#### Exercise objective:
Retype the opening lines of the listing below, ending with the line that contains "(14,656) -- (1565,656);", and leave out any pictures.

#### Information supplied:
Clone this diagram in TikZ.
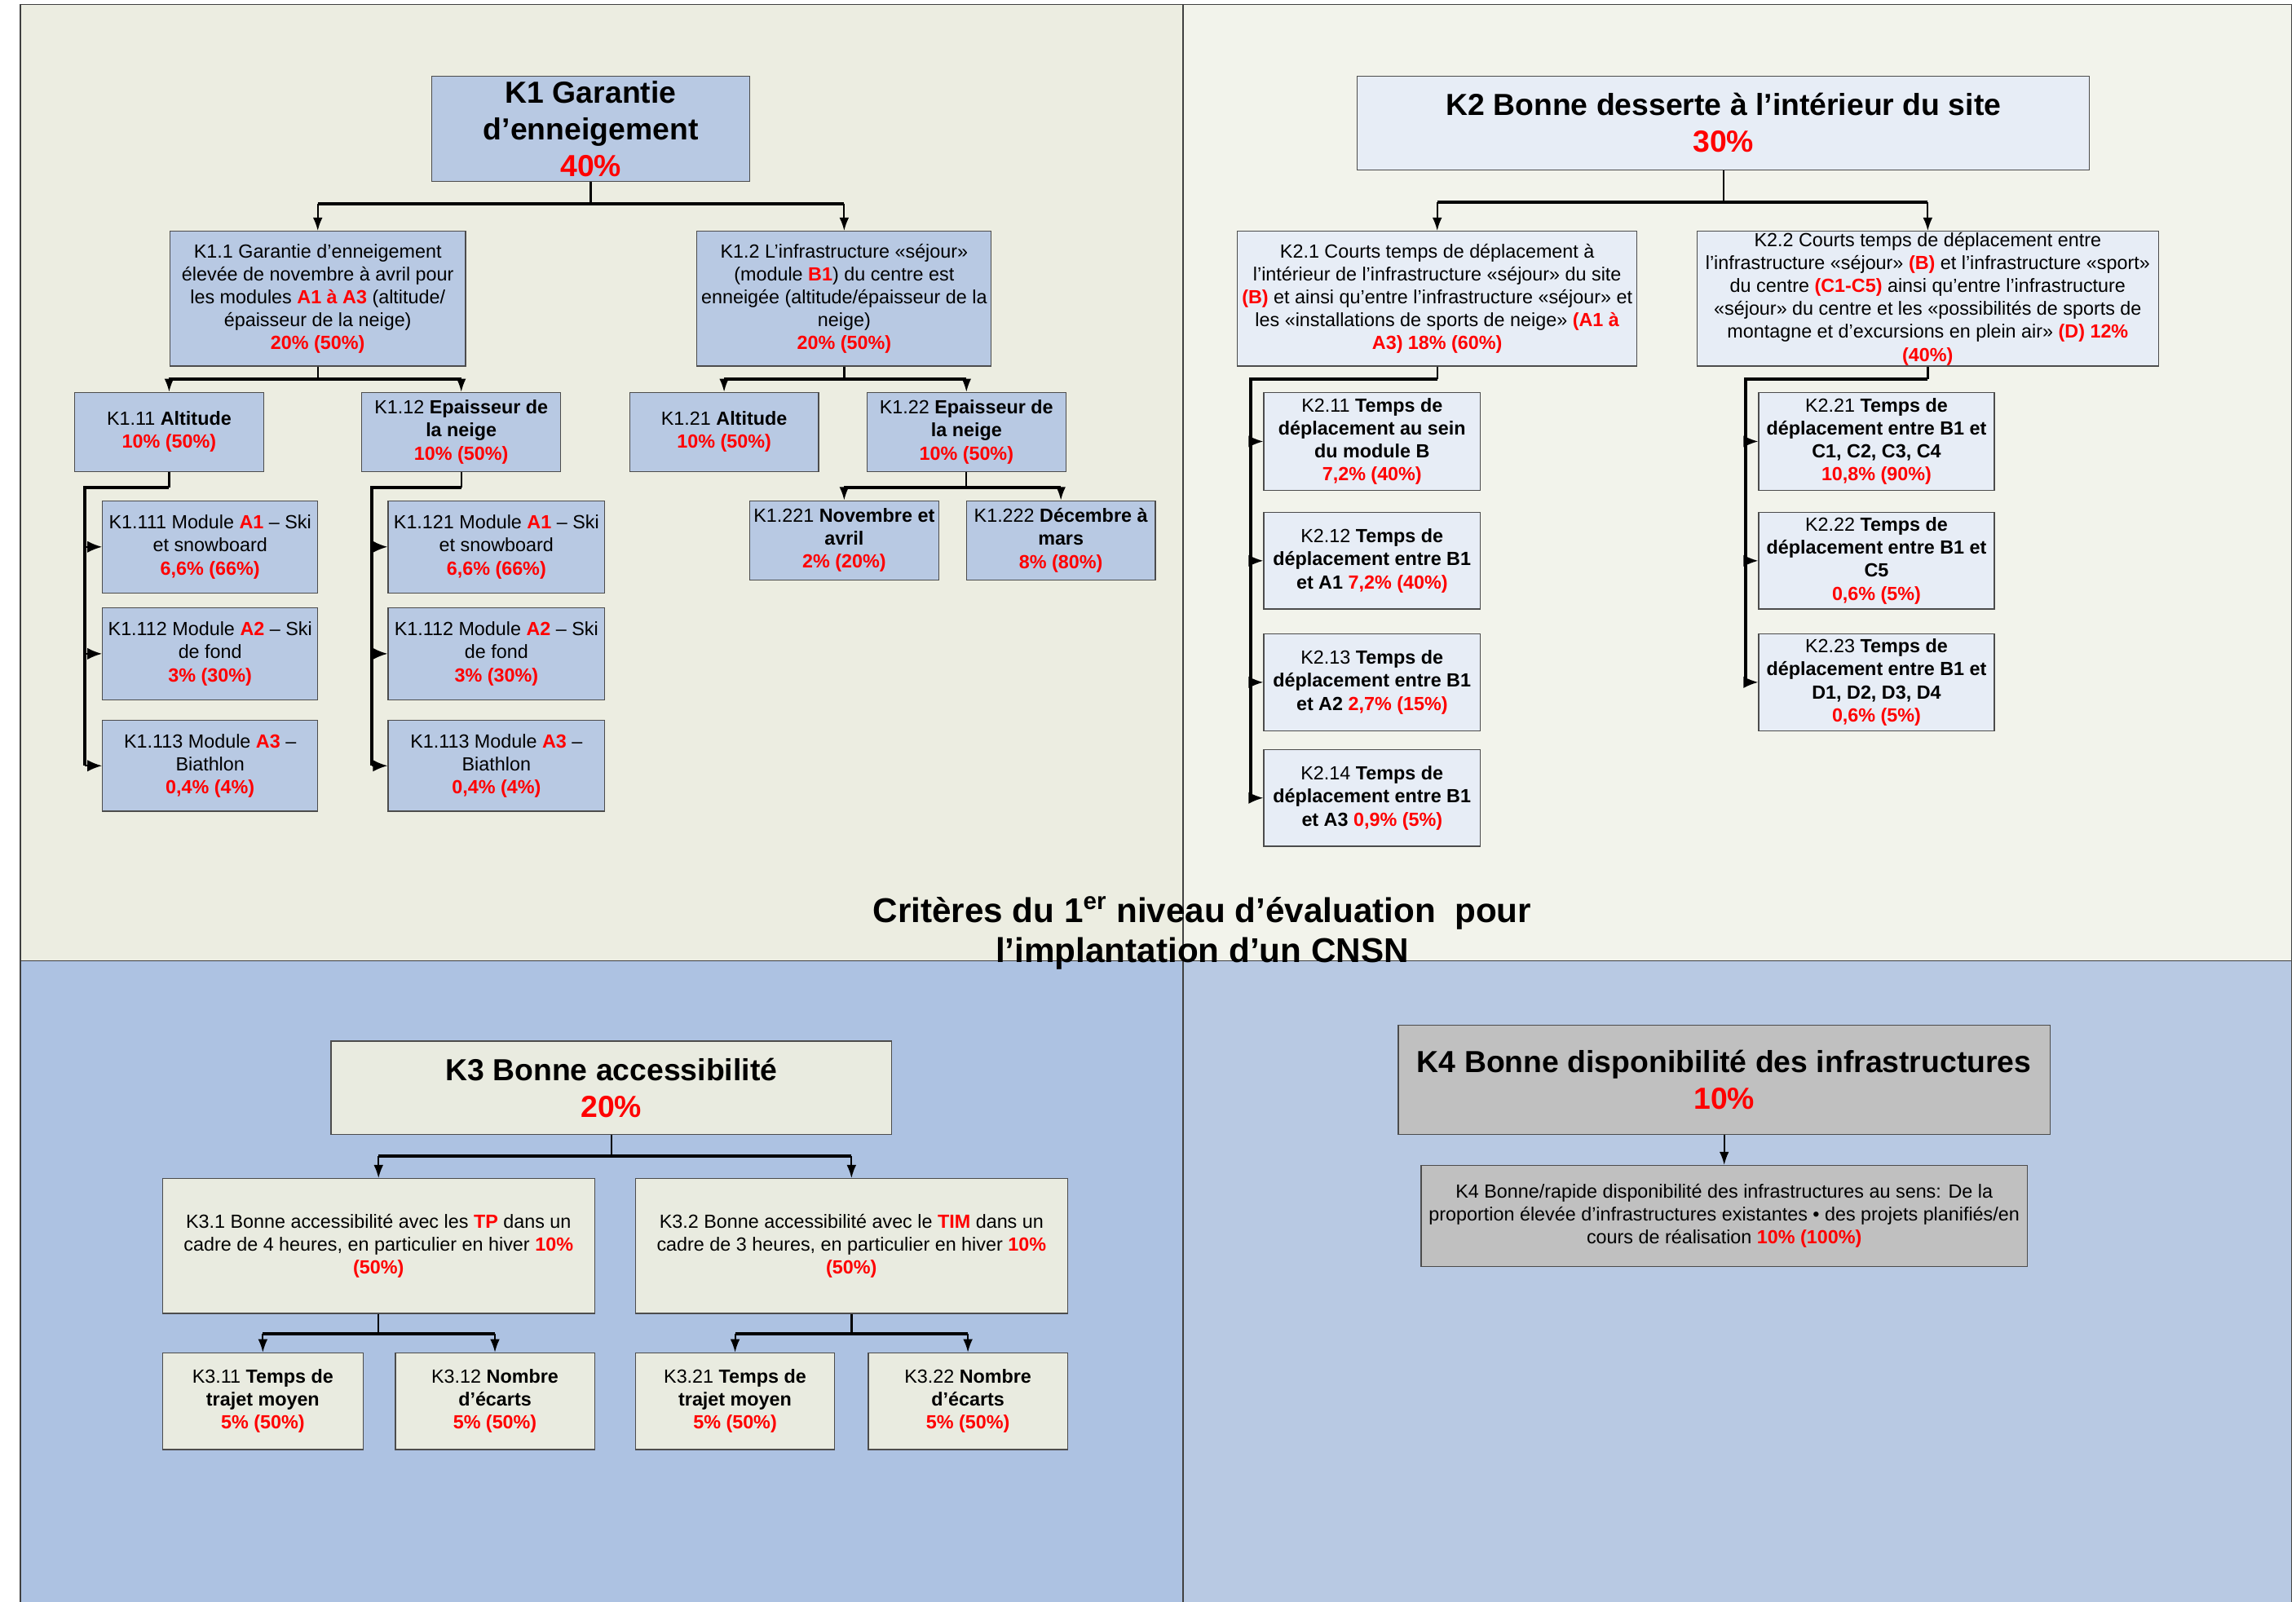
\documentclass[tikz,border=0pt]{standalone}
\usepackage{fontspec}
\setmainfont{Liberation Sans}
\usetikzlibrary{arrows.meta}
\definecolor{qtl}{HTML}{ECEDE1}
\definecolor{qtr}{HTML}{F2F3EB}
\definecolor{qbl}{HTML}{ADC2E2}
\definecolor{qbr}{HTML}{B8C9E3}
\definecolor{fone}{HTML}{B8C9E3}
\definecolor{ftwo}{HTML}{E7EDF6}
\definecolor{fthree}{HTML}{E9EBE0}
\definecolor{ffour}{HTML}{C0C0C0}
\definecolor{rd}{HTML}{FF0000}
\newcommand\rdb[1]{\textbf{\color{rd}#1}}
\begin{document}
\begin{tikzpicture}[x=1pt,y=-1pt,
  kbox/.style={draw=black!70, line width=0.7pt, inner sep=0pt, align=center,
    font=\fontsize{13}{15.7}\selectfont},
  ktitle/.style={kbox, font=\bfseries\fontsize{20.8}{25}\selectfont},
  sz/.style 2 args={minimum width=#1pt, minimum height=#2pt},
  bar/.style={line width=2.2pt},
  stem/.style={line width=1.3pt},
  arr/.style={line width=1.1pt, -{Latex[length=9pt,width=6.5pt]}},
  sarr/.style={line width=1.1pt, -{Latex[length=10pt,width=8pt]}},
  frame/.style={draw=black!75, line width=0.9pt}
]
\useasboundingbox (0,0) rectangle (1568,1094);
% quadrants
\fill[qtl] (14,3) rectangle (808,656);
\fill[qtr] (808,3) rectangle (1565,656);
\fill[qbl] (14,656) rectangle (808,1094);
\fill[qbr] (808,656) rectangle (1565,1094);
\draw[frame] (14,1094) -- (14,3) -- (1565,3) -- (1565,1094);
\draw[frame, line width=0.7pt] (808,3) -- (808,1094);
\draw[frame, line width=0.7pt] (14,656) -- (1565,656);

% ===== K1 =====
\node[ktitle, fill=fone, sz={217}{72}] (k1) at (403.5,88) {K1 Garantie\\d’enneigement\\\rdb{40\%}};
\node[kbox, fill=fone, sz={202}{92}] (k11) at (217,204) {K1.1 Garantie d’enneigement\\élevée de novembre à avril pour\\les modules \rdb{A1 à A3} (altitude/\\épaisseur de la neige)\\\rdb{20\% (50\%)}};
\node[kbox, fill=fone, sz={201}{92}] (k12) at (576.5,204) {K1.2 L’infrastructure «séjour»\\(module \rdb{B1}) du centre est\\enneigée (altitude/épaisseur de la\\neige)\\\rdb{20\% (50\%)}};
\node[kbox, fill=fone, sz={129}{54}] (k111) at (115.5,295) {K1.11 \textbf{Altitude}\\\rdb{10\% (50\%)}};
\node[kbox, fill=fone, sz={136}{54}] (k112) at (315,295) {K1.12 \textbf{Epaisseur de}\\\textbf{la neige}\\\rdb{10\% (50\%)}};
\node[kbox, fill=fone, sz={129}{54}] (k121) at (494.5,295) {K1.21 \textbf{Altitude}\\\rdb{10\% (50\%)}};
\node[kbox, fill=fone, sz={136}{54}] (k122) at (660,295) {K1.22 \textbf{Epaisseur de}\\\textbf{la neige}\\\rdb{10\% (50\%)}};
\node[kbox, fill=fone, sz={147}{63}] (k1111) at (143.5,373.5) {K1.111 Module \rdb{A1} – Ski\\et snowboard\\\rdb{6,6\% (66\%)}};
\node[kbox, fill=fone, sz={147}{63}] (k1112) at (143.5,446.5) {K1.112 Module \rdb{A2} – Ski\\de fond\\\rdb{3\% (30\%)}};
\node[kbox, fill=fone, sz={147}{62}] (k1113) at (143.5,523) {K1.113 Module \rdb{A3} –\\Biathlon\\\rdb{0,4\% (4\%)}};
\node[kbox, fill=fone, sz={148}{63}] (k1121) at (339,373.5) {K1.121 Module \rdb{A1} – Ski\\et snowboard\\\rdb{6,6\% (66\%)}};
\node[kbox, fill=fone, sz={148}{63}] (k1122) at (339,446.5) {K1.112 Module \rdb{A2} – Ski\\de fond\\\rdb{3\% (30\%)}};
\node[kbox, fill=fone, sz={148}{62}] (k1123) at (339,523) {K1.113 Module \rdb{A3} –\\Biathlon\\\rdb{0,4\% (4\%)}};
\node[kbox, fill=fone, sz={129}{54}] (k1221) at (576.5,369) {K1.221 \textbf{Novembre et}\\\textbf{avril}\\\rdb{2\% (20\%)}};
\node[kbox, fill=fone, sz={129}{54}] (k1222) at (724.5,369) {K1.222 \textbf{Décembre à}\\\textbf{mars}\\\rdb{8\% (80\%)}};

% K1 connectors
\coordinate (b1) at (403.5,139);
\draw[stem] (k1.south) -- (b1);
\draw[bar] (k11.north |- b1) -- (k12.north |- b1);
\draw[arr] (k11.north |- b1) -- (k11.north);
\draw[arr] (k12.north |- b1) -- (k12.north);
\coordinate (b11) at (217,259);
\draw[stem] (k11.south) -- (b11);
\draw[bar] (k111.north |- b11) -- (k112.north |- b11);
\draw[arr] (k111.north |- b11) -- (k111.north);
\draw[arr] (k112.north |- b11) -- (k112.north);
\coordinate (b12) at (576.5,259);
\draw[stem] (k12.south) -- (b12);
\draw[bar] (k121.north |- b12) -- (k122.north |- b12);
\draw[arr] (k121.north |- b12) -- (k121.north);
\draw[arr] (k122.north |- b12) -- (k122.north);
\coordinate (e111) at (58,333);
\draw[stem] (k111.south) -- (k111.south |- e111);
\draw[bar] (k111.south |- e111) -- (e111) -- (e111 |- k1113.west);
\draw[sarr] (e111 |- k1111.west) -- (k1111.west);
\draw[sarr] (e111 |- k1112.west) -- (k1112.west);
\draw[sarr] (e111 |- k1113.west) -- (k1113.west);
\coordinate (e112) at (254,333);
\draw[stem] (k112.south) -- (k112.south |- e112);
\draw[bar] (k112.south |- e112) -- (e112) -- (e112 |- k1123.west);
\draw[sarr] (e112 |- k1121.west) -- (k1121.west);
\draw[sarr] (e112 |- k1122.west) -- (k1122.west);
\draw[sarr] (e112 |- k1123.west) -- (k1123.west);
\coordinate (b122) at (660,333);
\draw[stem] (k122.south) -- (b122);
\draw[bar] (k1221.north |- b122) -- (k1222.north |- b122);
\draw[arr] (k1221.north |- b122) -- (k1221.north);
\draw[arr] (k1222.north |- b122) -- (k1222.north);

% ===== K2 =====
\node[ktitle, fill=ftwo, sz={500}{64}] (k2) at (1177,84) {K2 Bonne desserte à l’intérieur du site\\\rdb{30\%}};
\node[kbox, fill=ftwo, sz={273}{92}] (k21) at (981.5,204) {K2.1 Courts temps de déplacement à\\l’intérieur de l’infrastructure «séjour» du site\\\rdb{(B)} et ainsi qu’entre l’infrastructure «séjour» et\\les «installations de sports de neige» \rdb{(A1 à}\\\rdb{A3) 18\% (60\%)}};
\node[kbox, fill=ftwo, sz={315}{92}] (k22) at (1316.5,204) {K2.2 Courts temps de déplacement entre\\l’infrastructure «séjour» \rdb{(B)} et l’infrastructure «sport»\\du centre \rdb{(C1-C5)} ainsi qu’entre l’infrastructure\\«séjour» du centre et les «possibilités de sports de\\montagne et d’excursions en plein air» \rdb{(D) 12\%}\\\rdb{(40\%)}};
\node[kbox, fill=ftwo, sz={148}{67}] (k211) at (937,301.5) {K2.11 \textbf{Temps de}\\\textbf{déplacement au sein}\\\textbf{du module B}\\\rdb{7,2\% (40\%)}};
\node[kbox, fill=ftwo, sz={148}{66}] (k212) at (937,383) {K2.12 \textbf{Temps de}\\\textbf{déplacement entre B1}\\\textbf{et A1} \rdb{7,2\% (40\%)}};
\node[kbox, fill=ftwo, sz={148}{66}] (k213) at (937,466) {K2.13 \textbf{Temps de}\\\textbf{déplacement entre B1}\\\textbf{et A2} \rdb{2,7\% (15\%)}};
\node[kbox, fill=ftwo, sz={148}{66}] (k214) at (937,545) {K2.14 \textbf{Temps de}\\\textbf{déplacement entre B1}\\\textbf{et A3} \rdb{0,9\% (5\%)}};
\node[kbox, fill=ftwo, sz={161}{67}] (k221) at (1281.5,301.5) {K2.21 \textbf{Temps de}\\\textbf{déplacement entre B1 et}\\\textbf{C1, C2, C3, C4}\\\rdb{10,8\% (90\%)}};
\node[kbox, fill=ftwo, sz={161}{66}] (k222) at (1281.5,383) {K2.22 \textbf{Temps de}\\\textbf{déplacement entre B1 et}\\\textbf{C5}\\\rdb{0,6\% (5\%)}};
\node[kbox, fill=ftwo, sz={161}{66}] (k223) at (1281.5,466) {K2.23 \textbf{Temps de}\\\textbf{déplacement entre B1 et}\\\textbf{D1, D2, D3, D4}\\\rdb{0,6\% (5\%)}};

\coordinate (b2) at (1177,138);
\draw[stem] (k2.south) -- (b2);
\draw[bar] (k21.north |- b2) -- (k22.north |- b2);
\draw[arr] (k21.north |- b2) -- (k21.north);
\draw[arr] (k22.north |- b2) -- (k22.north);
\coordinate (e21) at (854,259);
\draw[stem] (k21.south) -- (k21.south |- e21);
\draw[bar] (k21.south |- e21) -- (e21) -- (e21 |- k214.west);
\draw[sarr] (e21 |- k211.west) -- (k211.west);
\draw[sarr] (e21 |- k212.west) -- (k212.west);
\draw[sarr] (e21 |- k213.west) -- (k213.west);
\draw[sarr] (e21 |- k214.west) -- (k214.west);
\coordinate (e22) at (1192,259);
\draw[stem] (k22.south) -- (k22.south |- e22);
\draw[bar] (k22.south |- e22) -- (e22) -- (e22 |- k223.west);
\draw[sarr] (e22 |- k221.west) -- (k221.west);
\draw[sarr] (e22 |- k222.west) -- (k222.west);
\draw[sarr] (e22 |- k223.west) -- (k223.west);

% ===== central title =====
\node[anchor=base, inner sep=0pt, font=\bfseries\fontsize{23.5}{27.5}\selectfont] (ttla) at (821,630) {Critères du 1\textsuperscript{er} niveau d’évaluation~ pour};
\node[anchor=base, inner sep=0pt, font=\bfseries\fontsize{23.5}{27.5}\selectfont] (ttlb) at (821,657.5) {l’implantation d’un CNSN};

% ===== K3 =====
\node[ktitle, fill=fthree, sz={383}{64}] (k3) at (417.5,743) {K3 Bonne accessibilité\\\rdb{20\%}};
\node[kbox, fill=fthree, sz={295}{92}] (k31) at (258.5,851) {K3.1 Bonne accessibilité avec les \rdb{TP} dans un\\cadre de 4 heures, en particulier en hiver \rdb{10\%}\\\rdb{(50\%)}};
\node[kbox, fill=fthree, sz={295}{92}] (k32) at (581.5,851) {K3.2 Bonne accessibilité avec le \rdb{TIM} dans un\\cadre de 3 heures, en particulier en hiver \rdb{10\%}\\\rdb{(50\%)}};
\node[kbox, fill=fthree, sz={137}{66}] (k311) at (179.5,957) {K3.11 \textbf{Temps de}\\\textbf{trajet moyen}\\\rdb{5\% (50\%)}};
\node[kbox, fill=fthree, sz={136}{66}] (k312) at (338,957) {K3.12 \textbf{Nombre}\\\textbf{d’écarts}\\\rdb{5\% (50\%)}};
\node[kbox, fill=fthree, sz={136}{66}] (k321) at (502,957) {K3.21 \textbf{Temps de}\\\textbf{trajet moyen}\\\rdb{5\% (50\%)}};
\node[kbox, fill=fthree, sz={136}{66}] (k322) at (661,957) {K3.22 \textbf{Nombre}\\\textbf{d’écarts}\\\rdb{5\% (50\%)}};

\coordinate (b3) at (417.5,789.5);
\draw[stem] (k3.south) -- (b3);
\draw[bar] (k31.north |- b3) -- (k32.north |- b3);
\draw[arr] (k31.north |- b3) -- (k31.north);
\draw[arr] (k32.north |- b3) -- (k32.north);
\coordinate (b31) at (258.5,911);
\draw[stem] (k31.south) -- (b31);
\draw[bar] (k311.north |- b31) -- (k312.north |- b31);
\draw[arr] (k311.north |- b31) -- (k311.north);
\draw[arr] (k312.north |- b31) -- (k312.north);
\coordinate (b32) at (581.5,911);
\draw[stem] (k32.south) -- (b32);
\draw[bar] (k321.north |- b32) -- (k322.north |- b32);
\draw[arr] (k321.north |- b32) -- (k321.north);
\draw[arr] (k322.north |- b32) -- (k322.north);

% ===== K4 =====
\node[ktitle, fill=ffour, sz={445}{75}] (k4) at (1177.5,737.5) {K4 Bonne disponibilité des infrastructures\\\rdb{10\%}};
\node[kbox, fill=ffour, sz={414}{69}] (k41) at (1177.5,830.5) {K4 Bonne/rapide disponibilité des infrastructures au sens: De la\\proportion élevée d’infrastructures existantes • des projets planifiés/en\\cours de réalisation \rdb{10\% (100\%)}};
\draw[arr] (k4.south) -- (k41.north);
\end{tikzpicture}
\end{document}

#### Written solution:
Clone this diagram in TikZ.
\documentclass[tikz,border=0pt]{standalone}
\usepackage{fontspec}
\setmainfont{Liberation Sans}
\usetikzlibrary{arrows.meta}
\definecolor{qtl}{HTML}{ECEDE1}
\definecolor{qtr}{HTML}{F2F3EB}
\definecolor{qbl}{HTML}{ADC2E2}
\definecolor{qbr}{HTML}{B8C9E3}
\definecolor{fone}{HTML}{B8C9E3}
\definecolor{ftwo}{HTML}{E7EDF6}
\definecolor{fthree}{HTML}{E9EBE0}
\definecolor{ffour}{HTML}{C0C0C0}
\definecolor{rd}{HTML}{FF0000}
\newcommand\rdb[1]{\textbf{\color{rd}#1}}
\begin{document}
\begin{tikzpicture}[x=1pt,y=-1pt,
  kbox/.style={draw=black!70, line width=0.7pt, inner sep=0pt, align=center,
    font=\fontsize{13}{15.7}\selectfont},
  ktitle/.style={kbox, font=\bfseries\fontsize{20.8}{25}\selectfont},
  sz/.style 2 args={minimum width=#1pt, minimum height=#2pt},
  bar/.style={line width=2.2pt},
  stem/.style={line width=1.3pt},
  arr/.style={line width=1.1pt, -{Latex[length=9pt,width=6.5pt]}},
  sarr/.style={line width=1.1pt, -{Latex[length=10pt,width=8pt]}},
  frame/.style={draw=black!75, line width=0.9pt}
]
\useasboundingbox (0,0) rectangle (1568,1094);
% quadrants
\fill[qtl] (14,3) rectangle (808,656);
\fill[qtr] (808,3) rectangle (1565,656);
\fill[qbl] (14,656) rectangle (808,1094);
\fill[qbr] (808,656) rectangle (1565,1094);
\draw[frame] (14,1094) -- (14,3) -- (1565,3) -- (1565,1094);
\draw[frame, line width=0.7pt] (808,3) -- (808,1094);
\draw[frame, line width=0.7pt] (14,656) -- (1565,656);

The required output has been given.